The world is rapidly becoming decentralized, not only in terms of economic, political, and other social systems, but in the dissemination of information. The very power of the state is rapidly rendering it powerless, as its tools of control and violence radiate outward into private hands.

Governments continue to be significant players in these games of death and destruction, but their monopolies on the use of force – which have traditionally defined their natures – are evaporating. The United Nations, NATO, and other statist trade associations are, like cartels generally, collapsing into ineffectiveness in the face of competition from centrifugal sources.

The very divisive thinking upon which all political systems depend for their existence has come full circle to foster a generalized, unfocused anger in the world that erupts into violent acts of sheer desperation. It is this anger – the child of politics – that now turns upon the parent. Mary Shelley's Frankenstein monster has come alive, and the efforts of comic opera martinets – whether in the White House or Number 10 Downing Street – will be unable to subdue it. The rigid stance of George Bush reminds me of nothing so much as General Burgoyne marching his British redcoats – four-abreast, and in close-order drill – down a country road to be met by a dispersed and hidden colonial "rabble."

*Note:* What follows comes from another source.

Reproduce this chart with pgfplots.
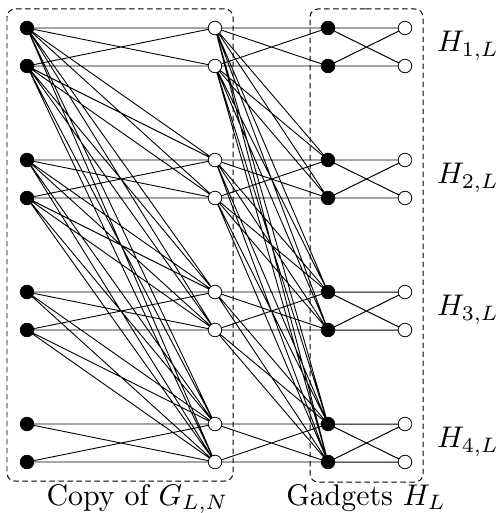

The war into which so many politicians and militarists seem intent on plunging the world is, of course, yet another expression of the raison d'tre of the state. But this will not be your eighteenth, nineteenth, or twentieth century style of war that pits one state against another, for the "enemy" has become anger itself. "Anger" has no jugular vein that can be made the target of warfare; no leaders to whom terms of surrender can be offered. Dropping bombs on Afghans and Iraqis because we have no visible perpetrators of the 9/11 wrongs we wish to avenge, is as irrational as the WTC attacks themselves! To believe otherwise is like trying to end urban street gang violence by bombing Los Angeles or Detroit!

The only way to end this war against anger is to end the thinking – and resulting systems and behavior – that generates the anger. Patriotic flag-waving and appeals to "support our troops" are as irrelevant to the crisis confronting all of humanity as an insistence upon rules of dining room etiquette and passenger class priorities on a rapidly sinking Lusitania!